Un giorno, in classe, a Torino, si parlava di donne e scrittura. E il nostro insegnante ci ha fatto il nome di Jhumpa Lahiri. Poco dopo, è stato più o meno quattro anni fa, ho comprato e letto Una nuova terra e L’interprete dei malanni. Mi sono piaciuti molto. Ma una storia, più delle altre, riesce a tenersi a galla tra le tante lette (di cui si sono sbiaditi praticamente tutti i dettagli, lasciando però sempre incredibilmente intatto il mondo narrativo che le tiene insieme).
Stasera è la sera giusta, per me, per le riletture. E insieme a Hemingway, Yoshimoto, Pavese, Benedetti e tutti gli altri che tengo impilati sul comodino a rischio crollo, c’è un racconto che è in cima alla lista (e anche in cima alla pila). E si chiama Disagio temporaneo.

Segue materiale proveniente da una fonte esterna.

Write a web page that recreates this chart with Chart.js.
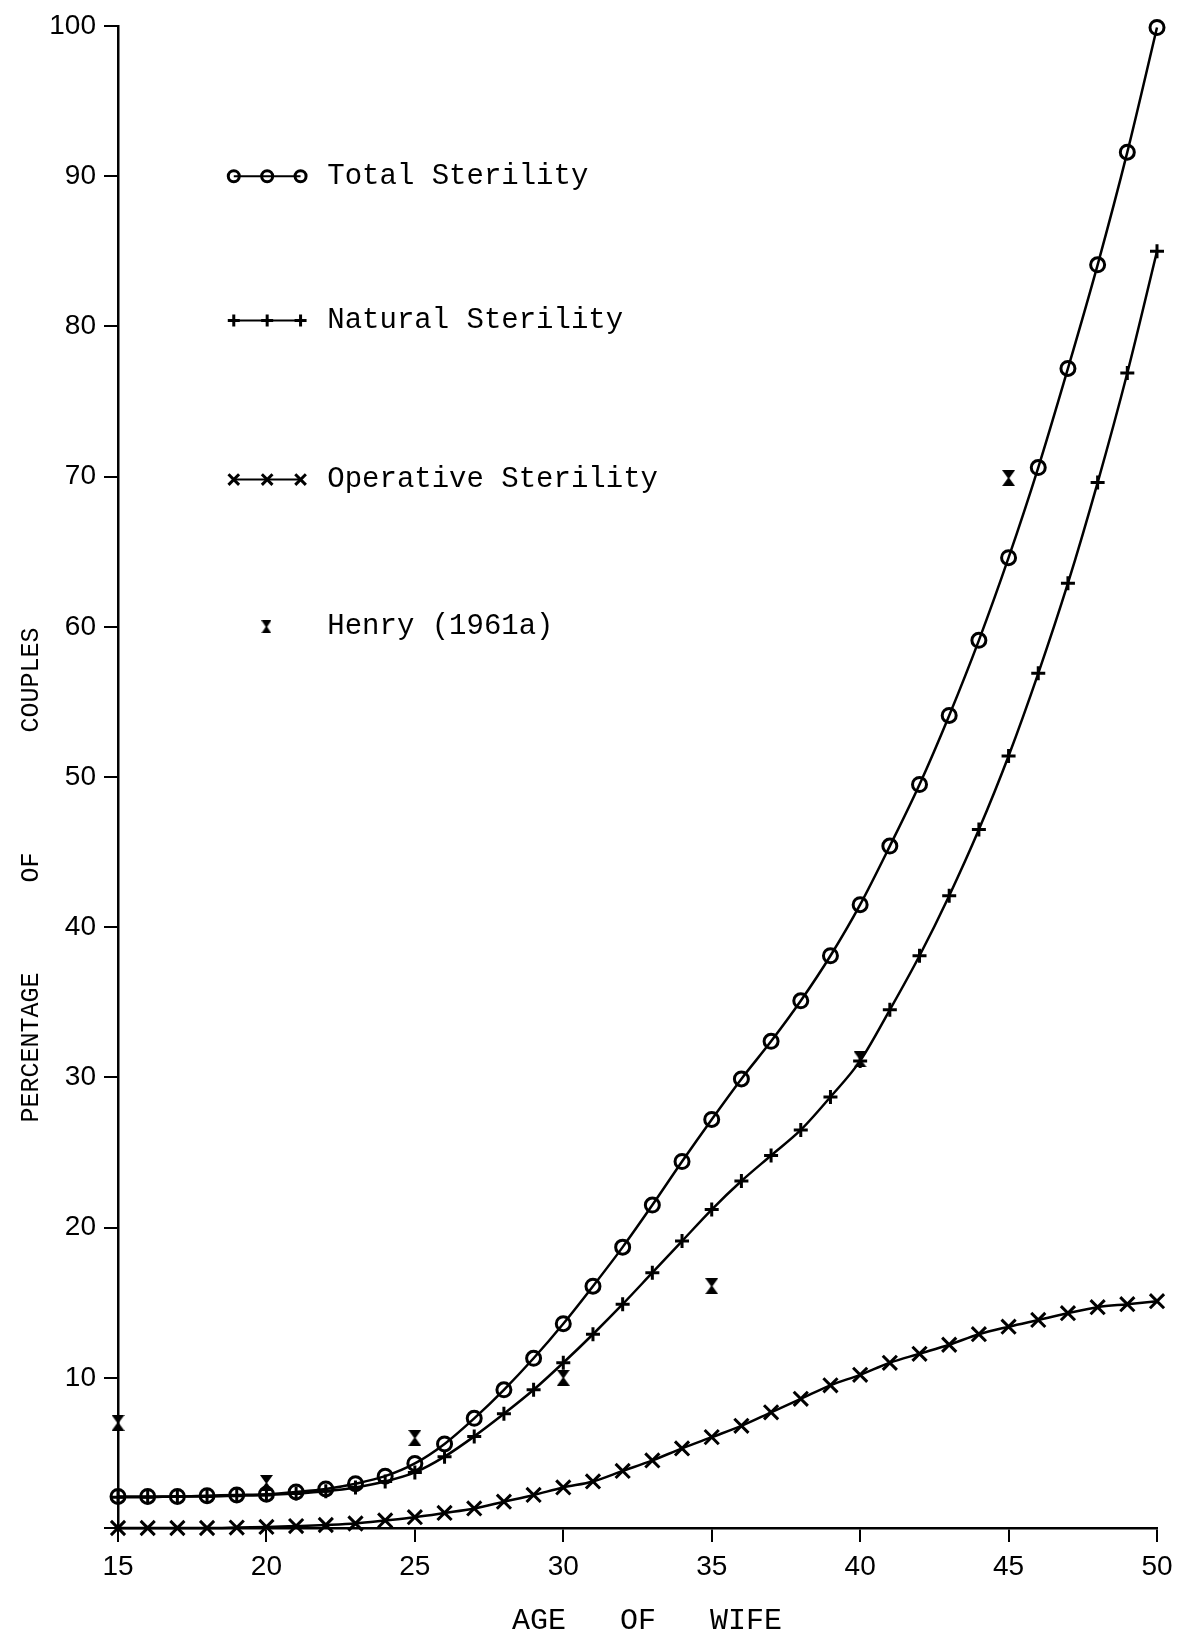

E’ il primo racconto di questa raccolta. E comincia così: “L’avviso precisava che si sarebbe trattato di un disagio temporaneo: nei cinque giorni successivi avrebbero sospeso la corrente per un’ora, a partire dalle otto di sera. Era caduta una linea elettrica durante l’ultima tormenta, i tecnici avrebbero approfittato delle serate più miti per rimetterla in sesto. I lavori avrebbero coinvolto soltanto le case della tranquilla strada alberata, a un passo dai negozi e dalla fermata del tram, dove Shoba e Shukumar abitavano da tre anni”.
La fine però non ve la dico. Vi dico solo che è bellissimo. E che forse è meglio evitiate di leggerlo, se siete felicemente innamorati.